Here are five books that examine the monstrous, the uncanny, the magical, and the supernatural, and what these reveal about our own anxieties and feelings toward sexuality, rebellion, and historical traumas.
- Monster as War Machine by Professor Mabel Moraña
In this book critical to those studying film and popular culture, Professor Mabel Moraña examines topics such as identity, hybridity, and political agency through the European monster tradition as it intersects with American mass media. Moraña draws from a wide range of works, including those by Marx, Foucalt, Haraway, Freud, and Baudrillard, that illuminate the disruptive and emancipatory role of monstrosity as a representation of evil, instinct, truth, and rebellion.
- Monstrosity and Chinese Cultural Identity by Professor Issac Yue
Using four case studies on the developmental history of the fox demon, Monstrosity and Chinese Cultural Identity explores how monstrosity, through its traditional connection to foreignness, shaped Chinese society’s self concept since the Song dynasty in what Professor Vincent Durand-Dastès called “an original, daring reappraisal of the ‘ugly hero’ in Chinese fiction.”

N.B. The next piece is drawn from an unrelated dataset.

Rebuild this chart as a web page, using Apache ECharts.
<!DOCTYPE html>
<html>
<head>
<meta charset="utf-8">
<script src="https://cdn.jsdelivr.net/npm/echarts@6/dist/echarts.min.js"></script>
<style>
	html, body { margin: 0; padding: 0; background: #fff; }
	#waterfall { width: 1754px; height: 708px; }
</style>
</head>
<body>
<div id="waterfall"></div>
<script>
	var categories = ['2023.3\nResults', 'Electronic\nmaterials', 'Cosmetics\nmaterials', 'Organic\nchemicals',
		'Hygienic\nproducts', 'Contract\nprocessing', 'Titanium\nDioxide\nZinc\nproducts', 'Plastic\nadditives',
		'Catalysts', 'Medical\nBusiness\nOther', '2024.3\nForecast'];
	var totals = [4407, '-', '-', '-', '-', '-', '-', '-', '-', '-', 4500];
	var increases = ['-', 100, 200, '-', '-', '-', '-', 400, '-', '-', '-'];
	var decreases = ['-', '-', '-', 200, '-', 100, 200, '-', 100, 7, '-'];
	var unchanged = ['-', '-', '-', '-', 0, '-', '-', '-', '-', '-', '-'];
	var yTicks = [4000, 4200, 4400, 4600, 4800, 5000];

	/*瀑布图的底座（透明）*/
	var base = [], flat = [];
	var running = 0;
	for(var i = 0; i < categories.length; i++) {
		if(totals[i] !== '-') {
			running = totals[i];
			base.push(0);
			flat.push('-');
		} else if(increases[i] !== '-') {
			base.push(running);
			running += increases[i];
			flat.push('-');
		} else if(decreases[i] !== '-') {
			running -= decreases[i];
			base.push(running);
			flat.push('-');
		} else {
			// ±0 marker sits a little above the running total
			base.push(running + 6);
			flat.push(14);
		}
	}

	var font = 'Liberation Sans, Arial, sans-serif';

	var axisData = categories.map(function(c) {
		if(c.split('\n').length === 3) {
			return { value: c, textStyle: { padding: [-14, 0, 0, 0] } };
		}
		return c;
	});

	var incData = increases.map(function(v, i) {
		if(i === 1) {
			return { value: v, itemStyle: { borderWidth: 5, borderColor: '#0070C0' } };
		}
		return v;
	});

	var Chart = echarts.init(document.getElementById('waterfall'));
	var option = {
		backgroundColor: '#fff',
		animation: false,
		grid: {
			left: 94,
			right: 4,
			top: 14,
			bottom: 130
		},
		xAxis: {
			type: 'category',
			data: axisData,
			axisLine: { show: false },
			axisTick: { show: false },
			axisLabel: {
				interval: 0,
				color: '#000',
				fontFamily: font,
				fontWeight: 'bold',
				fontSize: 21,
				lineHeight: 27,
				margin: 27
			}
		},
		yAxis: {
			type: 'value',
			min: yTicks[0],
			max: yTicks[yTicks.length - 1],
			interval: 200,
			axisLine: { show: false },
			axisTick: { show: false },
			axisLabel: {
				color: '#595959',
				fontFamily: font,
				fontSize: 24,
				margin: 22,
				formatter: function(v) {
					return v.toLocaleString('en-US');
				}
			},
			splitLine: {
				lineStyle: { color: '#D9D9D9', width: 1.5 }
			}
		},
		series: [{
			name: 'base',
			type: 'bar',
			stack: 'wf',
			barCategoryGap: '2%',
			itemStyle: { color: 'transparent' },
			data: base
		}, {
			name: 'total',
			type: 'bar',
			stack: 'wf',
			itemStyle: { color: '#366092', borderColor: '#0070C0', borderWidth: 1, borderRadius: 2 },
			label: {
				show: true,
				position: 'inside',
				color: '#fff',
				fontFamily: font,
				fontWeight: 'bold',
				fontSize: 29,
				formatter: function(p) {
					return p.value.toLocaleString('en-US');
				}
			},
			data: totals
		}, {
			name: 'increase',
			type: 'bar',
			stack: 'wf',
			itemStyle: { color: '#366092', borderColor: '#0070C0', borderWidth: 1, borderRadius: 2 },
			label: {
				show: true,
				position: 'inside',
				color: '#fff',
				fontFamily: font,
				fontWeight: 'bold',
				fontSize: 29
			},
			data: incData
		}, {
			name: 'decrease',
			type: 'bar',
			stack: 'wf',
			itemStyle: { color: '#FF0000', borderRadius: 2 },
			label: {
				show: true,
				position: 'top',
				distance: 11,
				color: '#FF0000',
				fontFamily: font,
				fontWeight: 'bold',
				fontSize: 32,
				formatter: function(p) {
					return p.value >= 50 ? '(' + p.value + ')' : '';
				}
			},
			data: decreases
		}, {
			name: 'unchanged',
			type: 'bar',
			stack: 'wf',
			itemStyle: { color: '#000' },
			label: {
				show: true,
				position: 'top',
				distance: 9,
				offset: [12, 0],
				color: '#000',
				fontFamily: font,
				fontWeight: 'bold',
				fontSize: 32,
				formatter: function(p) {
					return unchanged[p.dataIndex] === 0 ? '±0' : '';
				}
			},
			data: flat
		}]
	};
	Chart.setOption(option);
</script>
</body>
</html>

- Unnatural Reproductions and Monstrosity by Professors Andrea Woof and Brandy Schillace, eds.
Looking at history, literature, medical humanities, and film and media studies, the essays in Unnatural Reproductions and Monstrosity explore monstrous representations of reproduction and birth that speak to people’s complex feelings toward gender and sexuality. An important work to those studying literature, gender studies, and film, this book analyzes how fear toward monsters and their reproductive potential has shaped various anxieties about the future.

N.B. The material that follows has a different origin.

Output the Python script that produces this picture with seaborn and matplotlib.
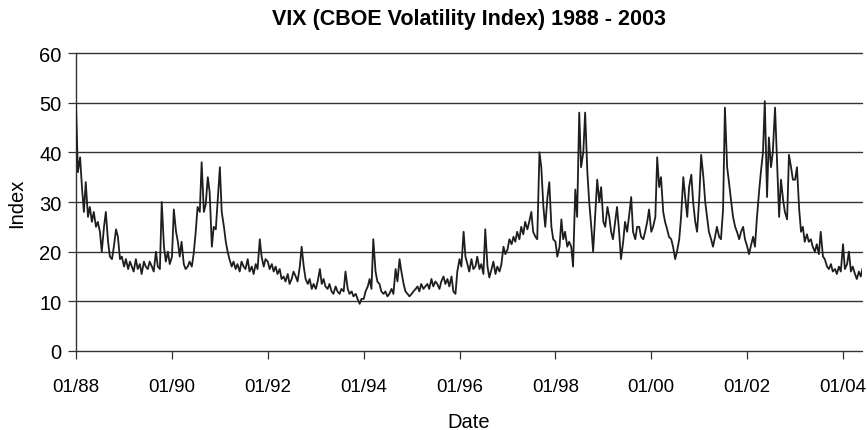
import pandas as pd
import matplotlib
matplotlib.use("Agg")
import matplotlib.pyplot as plt
import matplotlib.dates as mdates
import seaborn as sns

vix_1988 = [49.5, 36, 39, 33, 28, 34, 27, 29, 26, 28, 25, 26, 24, 20, 25, 28, 22, 19, 18.5, 21, 24.5, 23, 18.5, 19]
vix_1989 = [17, 18.5, 16.5, 18, 17, 16, 18.5, 16.5, 17.5, 15.5, 18, 17, 16.5, 18, 17, 16, 20, 17, 16.5, 30, 21, 18, 20, 17.5]
vix_1990 = [19, 28.5, 24, 22, 19, 22, 17.5, 16.5, 17, 18, 17, 19.5, 24, 29, 28, 38, 28, 29.5, 35, 32, 21, 25, 24.5, 30]
vix_1991 = [37, 28, 25, 22, 20, 18.5, 17, 18, 16.5, 17.5, 16, 18, 17, 16.5, 18.5, 16, 17, 15.5, 17.5, 16.5, 22.5, 19, 17, 18.5]
vix_1992 = [18, 16.5, 17.5, 16, 17, 15.5, 16.5, 14.5, 15, 14, 15.5, 13.5, 14.5, 16, 15, 14, 17, 21, 17, 14.5, 13.5, 14.5, 12.5, 13.5]
vix_1993 = [12.5, 14, 16.5, 13.5, 14.5, 13, 12.5, 13.5, 12, 11.5, 13, 12, 11.5, 12.5, 12, 16, 12.5, 11.5, 12, 11, 11.5, 10.5, 9.5, 10.5]
vix_1994 = [10.5, 12, 13, 14.5, 12.5, 22.5, 16, 14, 13.5, 12, 11.5, 12, 11, 11.5, 12.5, 11.5, 16.5, 14, 18.5, 16, 13.5, 12, 11.5, 11]
vix_1995 = [11.5, 12, 12.5, 13, 12, 13.5, 12.5, 13, 13.5, 12.5, 14.5, 13, 14, 13.5, 12.5, 14, 15, 13.5, 14.5, 13, 15, 12, 11.5, 16]
vix_1996 = [18.5, 17, 24, 19, 17.5, 16, 18.5, 16.5, 17, 19, 16.5, 17.5, 15.5, 24.5, 17, 14.8, 16.5, 18, 15.5, 17, 16, 17.5, 21, 19.5]
vix_1997 = [20.5, 22.5, 21.5, 23, 22, 24, 22.5, 25, 23.5, 26, 24.5, 26, 28, 24, 23, 22.5, 40, 37, 29, 25, 31, 34, 25, 22.5]
vix_1998 = [22, 19, 21, 26.5, 22.5, 24, 21, 22, 21, 17, 32.5, 27, 48, 37, 40, 48, 36, 30, 25, 20, 28, 34.5, 30, 33]
vix_1999 = [26, 25, 29, 27, 24, 22.5, 26, 29, 24, 18.5, 22, 26, 24, 27, 31, 24, 22.5, 25, 25, 23, 22.5, 24, 26, 28.5]
vix_2000 = [24, 25, 27, 39, 33, 35, 28, 26, 24.5, 23, 22.5, 21, 18.5, 20, 22.5, 27, 35, 31, 27, 33, 35.5, 30, 26, 24]
vix_2001 = [31, 39.5, 35, 30, 27, 24, 22.5, 21, 23, 25, 23, 22.5, 28.5, 49, 37, 34, 30, 27, 25, 24, 22.5, 24, 25, 22.5]
vix_2002 = [21, 19.5, 21.5, 23, 21, 26.5, 32, 36, 40, 50.3, 31, 43, 37, 40, 49, 39, 27, 34.5, 30.5, 28, 26.5, 39.5, 37, 34.5]
vix_2003 = [34.5, 37, 28.5, 24, 25, 22, 23.5, 22, 22.5, 21, 20, 21.5, 19.5, 24, 19, 18.5, 17, 16.5, 17.5, 16, 16.5, 15.5, 17, 16]
vix_2004 = [21.5, 16.5, 17.5, 20, 16, 17, 15.5, 14.5, 16, 15, 17]

values = (vix_1988 + vix_1989 + vix_1990 + vix_1991 + vix_1992 + vix_1993 + vix_1994
          + vix_1995 + vix_1996 + vix_1997 + vix_1998 + vix_1999 + vix_2000 + vix_2001
          + vix_2002 + vix_2003 + vix_2004)
dates = pd.date_range("1988-01-01", periods=len(values), freq="SMS")
df = pd.DataFrame({"Date": dates, "Index": values})

tick_dates = pd.date_range("1988-01-01", "2004-01-01", freq="2YS")
y_ticks = [0, 10, 20, 30, 40, 50, 60]

sns.set_style("white")
plt.rcParams["font.family"] = ["Liberation Sans", "DejaVu Sans"]
plt.rcParams["text.color"] = "black"
plt.rcParams["xtick.color"] = "black"
plt.rcParams["ytick.color"] = "black"
plt.rcParams["axes.labelcolor"] = "black"

fig = plt.figure(figsize=(8.67, 4.31), dpi=100)
ax = fig.add_axes([0.0877, 0.1833, 0.9066, 0.6914])

for y in y_ticks:
    ax.axhline(y, color="#333333", lw=1.0, zorder=1, clip_on=False)

sns.lineplot(data=df, x="Date", y="Index", color="#1f1d1e", lw=1.3, ax=ax, zorder=3)

ax.set_ylim(0, 60)
ax.set_xlim(pd.Timestamp("1988-01-01"), pd.Timestamp("2004-05-25"))
ax.set_yticks(y_ticks)
ax.set_xticks(tick_dates)
ax.xaxis.set_major_formatter(mdates.DateFormatter("%m/%y"))

for s in ["top", "right", "bottom"]:
    ax.spines[s].set_visible(False)
ax.spines["left"].set_color("#333333")
ax.spines["left"].set_linewidth(1.0)

ax.tick_params(axis="x", direction="out", length=5.5, width=0.9, color="#333333",
               pad=14, labelsize=13.5)
ax.tick_params(axis="y", direction="out", length=5.5, width=0.9, color="#333333",
               pad=5, labelsize=14.5)
ax.tick_params(left=True, bottom=True)

ax.set_xlabel("Date", fontsize=14.5, labelpad=12)
ax.set_ylabel("Index", fontsize=14.5, labelpad=9)
ax.set_title("VIX (CBOE Volatility Index) 1988 - 2003", fontsize=15.5,
             fontweight="bold", pad=21)

plt.savefig("out.png", dpi=100)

- Supernatural Sinophone Taiwan and Beyond by Professor Chia-rong Wu
The first scholarly monograph focusing on the literary and cultural geography of Taiwan through a Sinophone lens, Supernatural Sinophone Taiwan and Beyond looks at what Professor Chia-rong Wu calls “the strange” in Sinophone Taiwan literature: the fantastic, the uncanny, the spectral, the monstrous, the magical. An essential work to scholars and students in Sinophone studies, this book shows how Sinophone Taiwan use the strange to give voice to historical traumas and show the relationship between the past and the present.
- The Grotesque and the Unnatural by Professors Markku Salmela and Jarkko Toikkanen, eds.
Artists and writers have explored the grotesque for centuries, but rarely has it been completely pinned down, and it is usually thought of in relation to other concepts: Mikhail Bakhtin’s carnival, Victor Hugo’s sublime, the Victorian Gothic imagination. The Grotesque and Unnatural upends and questions previous conceptions of the grotesque, and views it from the perspective of one specific motif—the unnatural—and follows this motif from the Renaissance through the present day to give readers a deeper understanding of what the grotesque truly is.